Convenios cerrados verbalmente, aún sin testigos, vinculan tanto a quienes ofrecen cómo aquellos que aceptan la promesa mediante un contrato legalmente establecido y por ende de exigible cumplimiento por las partes involucradas. Si alguien hace una oferta proclamada públicamente y si alguien la acepta dando cumplimiento a lo solicitado por el ofertante, el contrato queda establecido y el ofertante este obligado a cumplirlo bajo pena de resolución, recesión o nulidad de lo pactado.
Si aplicamos estos criterios a la oferta política, cualquiera que esta sea, el contrato queda establecido en el momento que el ciudadano emite el voto solicitado, y quien se ve favorecido con esta votación queda irremediablemente obligado a cumplir su (o sus) promesa bajo penalidad de perder su investidura, cargo y rango que la contraparte le otorgó; sin perjuicio de la acción legal correspondiente a la cual hubiere lugar por incumplimiento de contrato.
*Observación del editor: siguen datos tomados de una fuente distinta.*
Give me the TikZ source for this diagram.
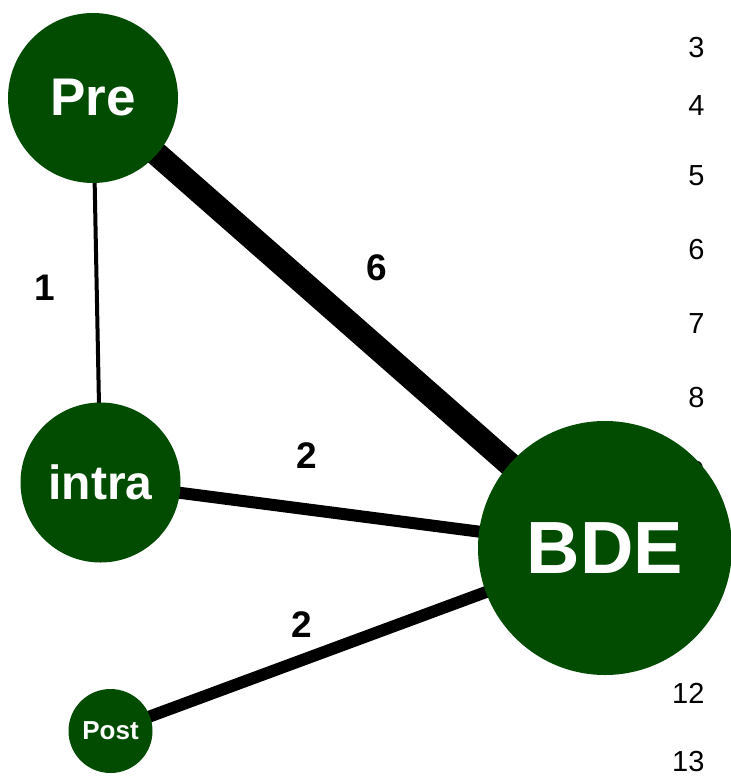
\documentclass[tikz,border=0pt]{standalone}
\usepackage{fontspec}
\setmainfont{Liberation Sans}
\usetikzlibrary{backgrounds}
\definecolor{nodegreen}{RGB}{2,76,2}

\begin{document}
\begin{tikzpicture}[x=1pt,y=-1pt,
  vertex/.style={circle,fill=nodegreen,text=white,inner sep=0pt},
  link/.style={draw=black,line width=#1},
  weight/.style={font=\fontsize{37}{40}\selectfont\bfseries,anchor=base},
  tick/.style={font=\fontsize{29}{32}\selectfont,anchor=base east}]
\useasboundingbox (0,0) rectangle (730,778);

% treatment nodes
\node[vertex,minimum size=170pt,font=\fontsize{53}{60}\selectfont\bfseries] (pre) at (93,98) {Pre};
\node[vertex,minimum size=160pt,font=\fontsize{48}{54}\selectfont\bfseries] (intra) at (100.5,482.5) {intra};
\node[vertex,minimum size=84pt,font=\fontsize{26}{30}\selectfont\bfseries] (post) at (110.5,731) {Post};
\node[vertex,minimum size=254pt,font=\fontsize{74}{80}\selectfont\bfseries] (bde) at (605,548) {BDE};

% comparisons, drawn centre to centre under the nodes
\begin{pgfonlayer}{background}
  \draw[link=4pt]  (pre.center)   -- (intra.center);
  \draw[link=24pt] (pre.center)   -- (bde.center);
  \draw[link=12pt] (intra.center) -- (bde.center);
  \draw[link=12pt] (post.center)  -- (bde.center);
  \node[tick] (t9) at (708,481) {9};
\end{pgfonlayer}

% number of studies per comparison
\node[weight] (w1) at (45,300) {1};
\node[weight] (w6) at (377,280) {6};
\node[weight] (w2a) at (307,468) {2};
\node[weight] (w2b) at (302,637) {2};

% scale on the right
\node[tick] (t3) at (708,57.5) {3};
\node[tick] (t4) at (708,115.5) {4};
\node[tick] (t5) at (708,185.5) {5};
\node[tick] (t6) at (708,259.5) {6};
\node[tick] (t7) at (708,333.5) {7};
\node[tick] (t8) at (708,407.5) {8};
\node[tick] (t12) at (708,703.5) {12};
\node[tick] (t13) at (708,771) {13};
\end{tikzpicture}
\end{document}
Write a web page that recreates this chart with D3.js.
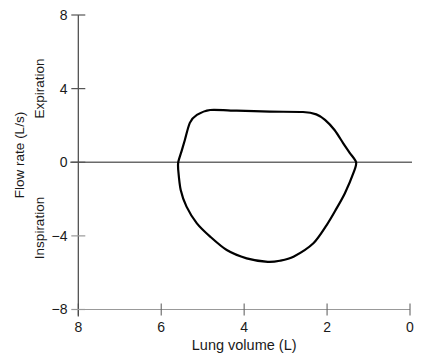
<!DOCTYPE html>
<html>
<head>
<meta charset="utf-8">
<script src="https://d3js.org/d3.v7.min.js"></script>
<style>
    body { margin: 0; background: #fff; font-family: "Liberation Sans", Arial, sans-serif; }
    text { fill: #1a1a1a; }
</style>
</head>
<body>
<script>
    // flow-volume loop
    var volume = [5.59, 5.50, 5.43, 5.31, 5.14, 4.82, 4.18, 3.38, 2.58, 2.26, 2.05, 1.82, 1.61, 1.45, 1.30,
                  1.35, 1.57, 1.80, 2.01, 2.33, 2.81, 3.14, 3.43, 3.94, 4.42, 4.82, 5.14, 5.39, 5.53, 5.59];
    var flow   = [0.00, 0.67, 1.21, 2.14, 2.57, 2.84, 2.80, 2.75, 2.73, 2.60, 2.30, 1.75, 1.03, 0.50, 0.00,
                  -0.50, -1.68, -2.62, -3.41, -4.40, -5.13, -5.35, -5.41, -5.22, -4.77, -4.04, -3.32, -2.41, -1.51, -0.42];
    var xTicks = [8, 6, 4, 2, 0];
    var yTicks = [8, 4, 0, -4, -8];

    var width = 424, height = 360;
    var pLeft = 78.3, pRight = 410, pTop = 15, pBottom = 309.5;

    var svg = d3.select("body").append("svg")
        .attr("width", width)
        .attr("height", height);

    var x = d3.scaleLinear().domain([8, 0]).range([pLeft, pRight]);
    var y = d3.scaleLinear().domain([-8, 8]).range([pBottom, pTop]);

    // x axis
    svg.append("line")
        .attr("x1", pLeft).attr("x2", pRight)
        .attr("y1", y(-8)).attr("y2", y(-8))
        .style("stroke", "#999").style("stroke-width", 1.2);

    svg.append("g").selectAll("line")
        .data(xTicks)
        .enter().append("line")
        .attr("x1", function (d) { return x(d); })
        .attr("x2", function (d) { return x(d); })
        .attr("y1", y(-8) - 6).attr("y2", y(-8) + 6)
        .style("stroke", "#666").style("stroke-width", 1.1);

    svg.append("g").selectAll("text")
        .data(xTicks)
        .enter().append("text")
        .attr("x", function (d) { return x(d); })
        .attr("y", 332)
        .attr("text-anchor", "middle")
        .style("font-size", "14px")
        .text(function (d) { return d; });

    // zero line
    svg.append("line")
        .attr("x1", pLeft - 8).attr("x2", 412)
        .attr("y1", y(0)).attr("y2", y(0))
        .style("stroke", "#6a6a6a").style("stroke-width", 1.5);

    // y axis
    svg.append("line")
        .attr("x1", pLeft).attr("x2", pLeft)
        .attr("y1", pTop).attr("y2", pBottom + 7)
        .style("stroke", "#444").style("stroke-width", 1.2);

    svg.append("g").selectAll("line")
        .data(yTicks)
        .enter().append("line")
        .attr("x1", pLeft - 7).attr("x2", pLeft + 7)
        .attr("y1", function (d) { return y(d); })
        .attr("y2", function (d) { return y(d); })
        .style("stroke", function (d) { return d < 0 ? "#999" : "#555"; })
        .style("stroke-width", 1.2);

    svg.append("g").selectAll("text")
        .data(yTicks)
        .enter().append("text")
        .attr("x", 67.5)
        .attr("y", function (d) { return y(d); })
        .attr("dy", "0.35em")
        .attr("text-anchor", "end")
        .style("font-size", "14px")
        .text(function (d) { return d < 0 ? "\u2212" + Math.abs(d) : d; });

    // axis titles
    svg.append("text")
        .attr("x", (pLeft + pRight) / 2)
        .attr("y", 350)
        .attr("text-anchor", "middle")
        .style("font-size", "14.5px")
        .text("Lung volume (L)");

    svg.append("text")
        .attr("transform", "translate(23.5,155) rotate(-90)")
        .attr("text-anchor", "middle")
        .style("font-size", "13.5px")
        .text("Flow rate (L/s)");

    svg.append("text")
        .attr("transform", "translate(43.5,88.5) rotate(-90)")
        .attr("text-anchor", "middle")
        .style("font-size", "13.5px")
        .text("Expiration");

    svg.append("text")
        .attr("transform", "translate(43.5,228) rotate(-90)")
        .attr("text-anchor", "middle")
        .style("font-size", "13.5px")
        .text("Inspiration");

    // the loop
    var pts = volume.map(function (v, i) { return [v, flow[i]]; });

    var line = d3.line()
        .x(function (d) { return x(d[0]); })
        .y(function (d) { return y(d[1]); })
        .curve(d3.curveCardinalClosed.tension(0.2));

    svg.append("path")
        .datum(pts)
        .attr("d", line)
        .style("fill", "none")
        .style("stroke", "#000")
        .style("stroke-width", 2.2);
</script>
</body>
</html>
Es decir que si un alcalde (presidente, parlamentario, etc.) no cumpliera con lo prometido, su mandato quedaría revocado “ipso facto” por incumplimiento del contrato electoral.
Si esta propuesta que considero legítima queda en letra muerta por no tener la “legalidad” requerida actualmente para aplicarla, sería hora que nuestros parlamentarios nos proporcionen los instrumentos jurídicos para ponerla en efecto y evitar el tráfico y la estafa electoral desvergonzada y vergonzante que nos cataloga como un país de opereta barata.